Inoltre, i redditi e le perdite che concorrono a formare il reddito complessivo degli enti non commerciali sono determinati distintamente per ciascuna categoria in base al risultato complessivo di tutti i cespiti che vi rientrano (art. 144 comma 1 del TUIR).
Per la determinazione dei redditi delle singole categorie, agli enti non commerciali si applicano le disposizioni del Titolo I del TUIR relativo ai soggetti IRPEF, salvo quanto disposto dalle norme espressamente destinate agli enti non commerciali residenti, rinvenibili al Titolo II, capo III, del medesimo TUIR.
Per le cessioni di partecipazioni effettuate dagli enti non commerciali, quindi, è necessario distinguere tra:
– partecipazioni realizzate nell’ambito dell’attività di impresa;
– plusvalenze realizzate nell’ambito dell’attività non commerciale.
In merito alle plusvalenze realizzate in regime d’impresa, la risposta a interpello dell’Agenzia delle Entrate 24 gennaio 2023 n. 158 e la circolare n. 36 del 4 agosto 2004 hanno precisato che:
– possono avvalersi della participation exemption gli enti pubblici o privati residenti che abbiano o meno per oggetto esclusivo o principale l’esercizio di attività commerciali;
– tali enti determinano il reddito complessivo secondo l’art. 8 del TUIR.
Affinché una cessione di partecipazioni possa beneficiare della participation exemption, quindi, occorre che l’operazione rientri nella produzione di reddito d’impresa.
A questi fini, rileva quanto disposto dall’art. 55 del TUIR, per il quale costituiscono redditi d’impresa quelli che derivano dall’esercizio di imprese commerciali ovvero l’esercizio per professione abituale, ancorché non esclusiva, delle attività indicate nell’art. 2195 c.c. anche se non organizzate in forma d’impresa.
Nonostante si tratti di una condizione determinante, l’Agenzia delle Entrate non interviene espressamente sulla qualificazione della partecipazione ceduta come relativa all’attività imprenditoriale dell’ente.
La risposta n. 158/2023, invece, conferma che, per le cessioni di partecipazioni effettuate in regime di impresa, l’esenzione delle plusvalenze spetta secondo le norme previste dall’art. 58 del TUIR in relazione ai soggetti IRPEF.
Non si applica, quindi, l’esenzione al 95% della plusvalenza nonostante l’ente non commerciale risulti assoggettato a IRES.
In sostanza, le plusvalenze realizzate su partecipazioni detenute in regime d’impresa non concorrono alla formazione del reddito imponibile degli enti non commerciali, in quanto esenti, limitatamente al 41,86% del loro ammontare. La stessa percentuale si applica per la determinazione della quota delle corrispondenti minusvalenze non deducibile dal reddito imponibile (art. 2 del DM 26 maggio 2017).
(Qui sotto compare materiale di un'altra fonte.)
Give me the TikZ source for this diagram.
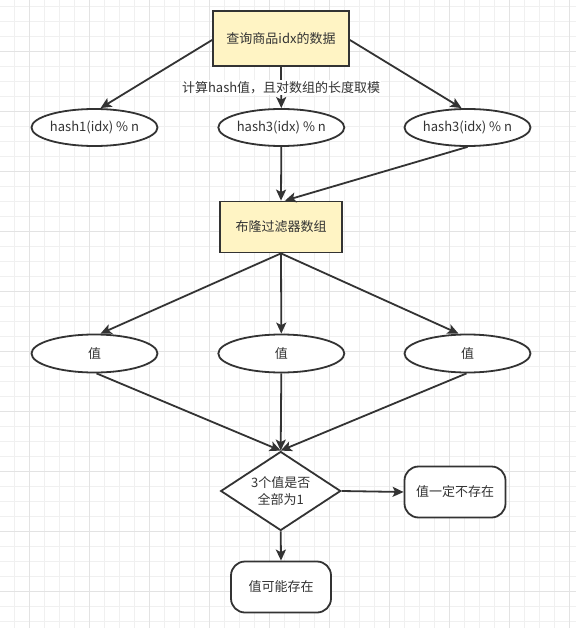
\documentclass[tikz,border=0pt]{standalone}
\usepackage{fontspec}
\setmainfont{Noto Sans CJK SC}
\usetikzlibrary{shapes.geometric,arrows.meta}
\definecolor{ln}{HTML}{333333}
\definecolor{gridminor}{HTML}{F0F0F0}
\definecolor{gridmajor}{HTML}{E3E3E3}
\definecolor{yel}{HTML}{FFF4C4}
\tikzset{
  base/.style={draw=ln, line width=1.8pt, text=ln, font=\fontsize{13pt}{17pt}\selectfont, inner sep=0pt, align=center},
  ybox/.style={base, rectangle, fill=yel},
  ell/.style={base, ellipse, fill=white, minimum width=126pt, minimum height=37pt},
  rbox/.style={base, rectangle, rounded corners=14pt, fill=white, minimum width=101pt, minimum height=51pt},
  dia/.style={base, diamond, fill=white, aspect=1.52, minimum width=120pt, minimum height=79pt},
  arr/.style={draw=ln, line width=1.8pt, -{Stealth[length=11pt,width=10pt,inset=2.5pt]}},
  lbl/.style={fill=white, text=ln, font=\fontsize{13pt}{17pt}\selectfont, inner sep=1pt},
  gminor/.style={draw=gridminor, line width=1pt},
  gmajor/.style={draw=gridmajor, line width=1pt}
}
\begin{document}
\begin{tikzpicture}[x=1pt,y=-1pt]
\useasboundingbox (0,0) rectangle (576,628);
\fill[white] (0,0) rectangle (576,628);
\foreach \i in {0,...,38} { \draw[gminor] (15*\i-0.3,0) -- (15*\i-0.3,628); }
\foreach \i in {0,...,41} { \draw[gminor] (0,15*\i+6.7) -- (576,15*\i+6.7); }
\foreach \i in {0,...,9} { \draw[gmajor] (60*\i+29.7,0) -- (60*\i+29.7,628); }
\foreach \i in {0,...,9} { \draw[gmajor] (0,60*\i-8.3) -- (576,60*\i-8.3); }
\draw[gmajor] (0,591.7) -- (576,591.7);

\node[ybox, minimum width=136pt, minimum height=55pt] (t) at (281,38.5) {查询商品idx的数据};
\node[ell] (h1) at (94.5,127.5) {hash1(idx) \% n};
\node[ell] (h2) at (281.3,127.5) {hash3(idx) \% n};
\node[ell] (h3) at (467.5,127.5) {hash3(idx) \% n};
\node[ybox, minimum width=122pt, minimum height=51pt] (b) at (281,227) {布隆过滤器数组};
\node[ell, minimum height=38pt] (v1) at (94.5,353.5) {值};
\node[ell, minimum height=38pt] (v2) at (281.3,353.5) {值};
\node[ell, minimum height=38pt] (v3) at (467.5,353.5) {值};
\node[dia] (d) at (280.7,491) {3个值是否\\全部为1};
\node[rbox] (no) at (455,492) {值一定不存在};
\node[rbox, minimum width=100pt] (maybe) at (281,587) {值可能存在};

\draw[arr] ([yshift=-1.5pt]t.west) -- ([xshift=6pt]h1.north);
\draw[arr] (t.south) -- (h2.north) node[midway, lbl] {计算hash值，且对数组的长度取模};
\draw[arr] ([yshift=-1.5pt]t.east) -- ([xshift=-6pt]h3.north);
\draw[arr] (h2.south) -- (b.north);
\draw[arr] (h3.south) -- ([xshift=4pt]b.north);
\draw[arr] (b.south) -- ([xshift=6pt]v1.north);
\draw[arr] (b.south) -- (v2.north);
\draw[arr] (b.south) -- ([xshift=-9pt]v3.north);
\draw[arr] ([xshift=2pt]v1.south) -- (d.north);
\draw[arr] (v2.south) -- (d.north);
\draw[arr] ([xshift=-1pt]v3.south) -- (d.north);
\draw[arr] (d.east) -- (no.west);
\draw[arr] (d.south) -- (maybe.north);
\end{tikzpicture}
\end{document}
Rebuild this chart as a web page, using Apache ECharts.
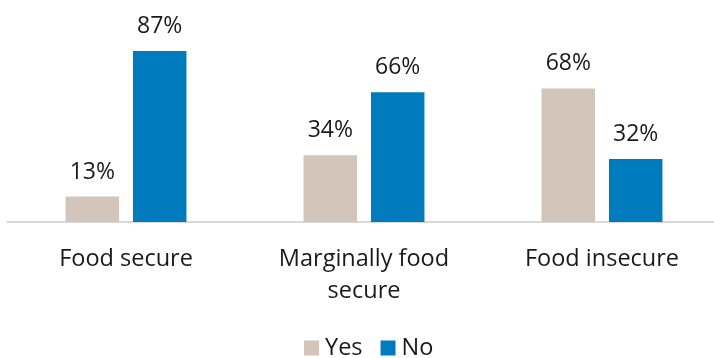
<!DOCTYPE html>
<html><head><meta charset="utf-8">
<script src="https://cdn.jsdelivr.net/npm/echarts@6/dist/echarts.min.js"></script>
<style>html,body{margin:0;padding:0;background:#fff;overflow:hidden}#c{width:721px;height:358px}</style>
</head><body><div id="c"></div>
<script>
const categories = ['Food secure', 'Marginally food\nsecure', 'Food insecure'];
const yesValues = [13, 34, 68];
const noValues = [87, 66, 32];
const seriesNames = ['Yes', 'No'];

const chart = echarts.init(document.getElementById('c'), null, {renderer: 'canvas'});
const font = '"Open Sans", sans-serif';
const lbl = {show: true, position: 'top', distance: 13, formatter: '{c}%', color: '#1a1a1a', fontSize: 23, fontFamily: font};
chart.setOption({
  animation: false,
  textStyle: {fontFamily: font},
  legend: {
    top: 331, left: 299, itemWidth: 15, itemHeight: 15, itemGap: 18,
    icon: 'rect',
    textStyle: {fontSize: 23.5, color: '#1a1a1a', fontFamily: font, padding: [0, 0, 0, 1]},
    data: seriesNames
  },
  grid: {left: 7, right: 0, top: 25.5, height: 196.5, containLabel: false},
  xAxis: {
    type: 'category', data: categories,
    axisLine: {lineStyle: {color: '#D9D9D9', width: 2}},
    axisTick: {show: false},
    axisLabel: {fontSize: 23.5, color: '#1a1a1a', fontFamily: font, lineHeight: 32, margin: 21, interval: 0}
  },
  yAxis: {type: 'value', min: 0, max: 100, show: false, splitLine: {show: false}},
  series: [
    {name: seriesNames[0], type: 'bar', data: yesValues, barWidth: 53.5, barGap: '26%', itemStyle: {color: '#D4C5BA'}, label: lbl},
    {name: seriesNames[1], type: 'bar', data: noValues, barWidth: 53.5, itemStyle: {color: '#007BBD'}, label: lbl}
  ]
});
</script></body></html>
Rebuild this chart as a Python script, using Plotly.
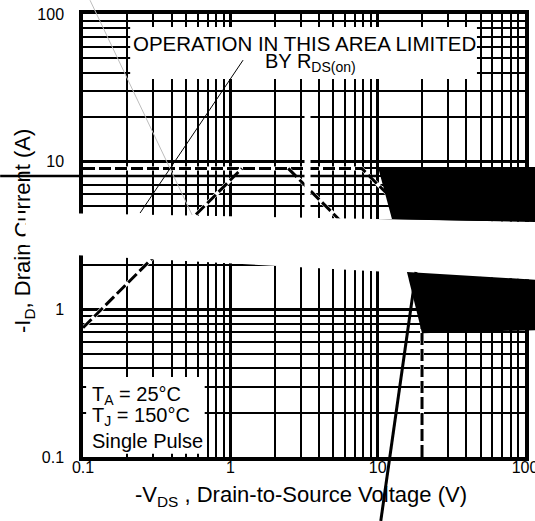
import math
import plotly.graph_objects as go

FONT = "Liberation Sans, Arial, Helvetica, sans-serif"

# ---- axis ticks ----
x_ticks = [0.1, 1, 10, 100]
x_tick_labels = ["0.1", "1", "10", "100"]
y_ticks = [0.1, 1, 10, 100]
y_tick_labels = ["0.1", "1", "10", "100"]
minor_ticks = [m * 10.0 ** e for e in (-1, 0, 1) for m in range(2, 10)]

# ---- SOA boundary curves (-V_DS in V, -I_D in A) ----
flat_v = [0.1, 7.8, 12.0]
flat_i = [9.0, 9.0, 5.85]
rds_v = [0.1, 1.2]
rds_i = [0.75, 9.0]
pulse_v = [2.47, 9.0]
pulse_i = [9.0, 2.47]
limit_v = [20.0, 20.0]
limit_i = [0.1, 1.1]

# ---- overlay artefacts (in V / A units) ----
note_box_v = [0.209, 47.2]
note_box_i = [36.3, 81.7]
legend_box_v = [0.105, 0.67]
legend_box_i = [0.105, 0.348]
band_v = [0.0274, 126, 126, 0.0274]
band_i = [4.56, 3.9, 1.58, 2.48]
slab_upper_v = [10.05, 126, 126, 12.5]
slab_upper_i = [9.2, 9.2, 3.9, 4.09]
slab_lower_v = [15.8, 126, 126, 20.0]
slab_lower_i = [1.79, 1.58, 0.724, 0.69]
streak_v = [18.2, 10.5]
streak_i = [1.79, 0.0369]
gray_v = [0.1116, 0.55]
gray_i = [124, 4.36]
pointer_v = [1.22, 0.244]
pointer_i = [48.7, 4.49]
rule8_v = [0.0274, 10.0]
rule8_i = [8.0, 8.0]

# plot frame in page pixels
PL, PR, PT, PB = 83, 525, 14, 457
W, H = 535, 521


def px_x(x):
    return (x - PL) / (PR - PL)


def px_y(y):
    return (PB - y) / (PB - PT)


def dom_x(v):
    return (math.log10(v) + 1) / 3


def dom_y(i):
    return (math.log10(i) + 1) / 3


fig = go.Figure()

for vs, cs in [(flat_v, flat_i), (rds_v, rds_i), (pulse_v, pulse_i), (limit_v, limit_i)]:
    fig.add_trace(go.Scatter(x=vs, y=cs, mode="lines",
                             line=dict(color="white", width=4), hoverinfo="skip"))
    fig.add_trace(go.Scatter(x=vs, y=cs, mode="lines",
                             line=dict(color="black", width=3, dash="12px,4px"), hoverinfo="skip"))

shapes = []


def rect(vs, cs, color="white"):
    shapes.append(dict(type="rect", xref="x domain", yref="y domain",
                       x0=dom_x(vs[0]), x1=dom_x(vs[1]), y0=dom_y(cs[0]), y1=dom_y(cs[1]),
                       fillcolor=color, line=dict(width=0), layer="above"))


def poly(vs, cs, color):
    path = "M " + " L ".join(f"{dom_x(v):.5f},{dom_y(c):.5f}" for v, c in zip(vs, cs)) + " Z"
    shapes.append(dict(type="path", xref="x domain", yref="y domain", path=path,
                       fillcolor=color, line=dict(width=0), layer="above"))


def seg(vs, cs, color, width):
    shapes.append(dict(type="line", xref="x domain", yref="y domain",
                       x0=dom_x(vs[0]), y0=dom_y(cs[0]), x1=dom_x(vs[1]), y1=dom_y(cs[1]),
                       line=dict(color=color, width=width), layer="above"))


rect(note_box_v, note_box_i)
rect(legend_box_v, legend_box_i)
seg(rule8_v, rule8_i, "black", 2.5)
seg(gray_v, gray_i, "#bdbdbd", 1)
seg(pointer_v, pointer_i, "black", 1)
poly(band_v, band_i, "white")
poly(slab_upper_v, slab_upper_i, "black")
poly(slab_lower_v, slab_lower_i, "black")
seg(streak_v, streak_i, "black", 3)

annotations = [
    dict(text="OPERATION IN THIS AREA LIMITED", x=px_x(304), y=px_y(43), xref="paper", yref="paper",
         showarrow=False, font=dict(size=20.5), xanchor="center", yanchor="middle"),
    dict(text="BY R<sub>DS(on)</sub>", x=px_x(310), y=px_y(62.5), xref="paper", yref="paper",
         showarrow=False, font=dict(size=20), xanchor="center", yanchor="middle"),
    dict(text="T<sub>A</sub> = 25°C", x=px_x(90), y=px_y(395), xref="paper", yref="paper",
         showarrow=False, font=dict(size=20), xanchor="left", yanchor="middle"),
    dict(text="T<sub>J</sub> = 150°C", x=px_x(90), y=px_y(416), xref="paper", yref="paper",
         showarrow=False, font=dict(size=20), xanchor="left", yanchor="middle"),
    dict(text="Single Pulse", x=px_x(90), y=px_y(441), xref="paper", yref="paper",
         showarrow=False, font=dict(size=20), xanchor="left", yanchor="middle"),
    dict(text="-V<sub>DS</sub> , Drain-to-Source Voltage (V)", x=px_x(301), y=px_y(496),
         xref="paper", yref="paper", showarrow=False, font=dict(size=22),
         xanchor="center", yanchor="middle"),
    dict(text="-I<sub>D</sub>, Drain Current (A)", x=px_x(24), y=px_y(231), xref="paper", yref="paper",
         showarrow=False, font=dict(size=22), textangle=-90, xanchor="center", yanchor="middle"),
    # white cut-outs
    dict(text=" ", x=px_x(307.5), y=px_y(95), xref="paper", yref="paper", showarrow=False,
         width=5, height=190, bgcolor="white", borderpad=0, font=dict(size=4)),
    dict(text=" ", x=px_x(25), y=px_y(227.5), xref="paper", yref="paper", showarrow=False,
         width=46, height=35, bgcolor="white", borderpad=0, font=dict(size=4)),
]

axis_common = dict(
    type="log", range=[-1, 2], showgrid=True, gridcolor="black", gridwidth=2.5,
    minor=dict(tickvals=minor_ticks, showgrid=True, gridcolor="black", gridwidth=1.5, ticks=""),
    showline=True, linecolor="black", linewidth=3.5, mirror=True, ticks="",
    zeroline=False, automargin=False, tickfont=dict(size=16, color="black"),
    ticklabeloverflow="allow",
)

fig.update_xaxes(tickvals=x_ticks, ticktext=x_tick_labels, ticklabelstandoff=-7, **axis_common)
fig.update_yaxes(tickvals=y_ticks, ticktext=y_tick_labels, ticklabelstandoff=12, **axis_common)

fig.update_layout(
    width=W, height=H,
    margin=dict(l=PL, r=W - PR, t=PT, b=H - PB, pad=0),
    paper_bgcolor="white", plot_bgcolor="white", showlegend=False,
    font=dict(family=FONT, size=16, color="black"),
    shapes=shapes, annotations=annotations,
)

fig.write_html("out.html", config={"displayModeBar": False},
               post_script="document.body.style.margin='0px';")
Anche per gli enti non commerciali restano fermi, naturalmente, i requisiti richiesti dall’art. 87 del TUIR ai fini dell’applicazione della participation exemption, ossia:
– ininterrotto possesso dal primo giorno del dodicesimo mese precedente quello dell’avvenuta cessione considerando cedute per prime le azioni o quote acquisite in data più recente (art. 87 comma 1 lett. a) del TUIR);
– classificazione nella categoria delle immobilizzazioni finanziarie nel primo bilancio chiuso durante il periodo di possesso (art. 87 comma 1 lett. b) del TUIR);
– residenza fiscale della società partecipata in uno Stato o territorio diverso da quelli considerati a regime fiscale privilegiato (art. 87 comma 1 lett. c) del TUIR);
– esercizio da parte della società partecipata di un’impresa commerciale secondo la definizione di cui all’art. 55 del TUIR (art. 87 comma 1 lett. d) del TUIR).
Merita un commento, infine, l’ultimo passaggio della risposta n. 158/2023, in cui si afferma che, “qualora la partecipazione non sia effettivamente qualificabile come relativa all’impresa (…), la plusvalenza dovrà concorrere al reddito complessivo dell’istante come reddito diverso, ai sensi dell’articolo 67, comma 1, lettera c-bis), del Tuir, nella misura determinata ai sensi dell’articolo 68 del medesimo Testo unico”.
Si tratta di un paragrafo non chiarissimo, ma che comunque non dovrebbe mettere in dubbio l’applicazione dell’imposta sostitutiva del 26%ex art. 5 del DLgs. 461/97 sul capital gain che si produrrebbe in questo caso.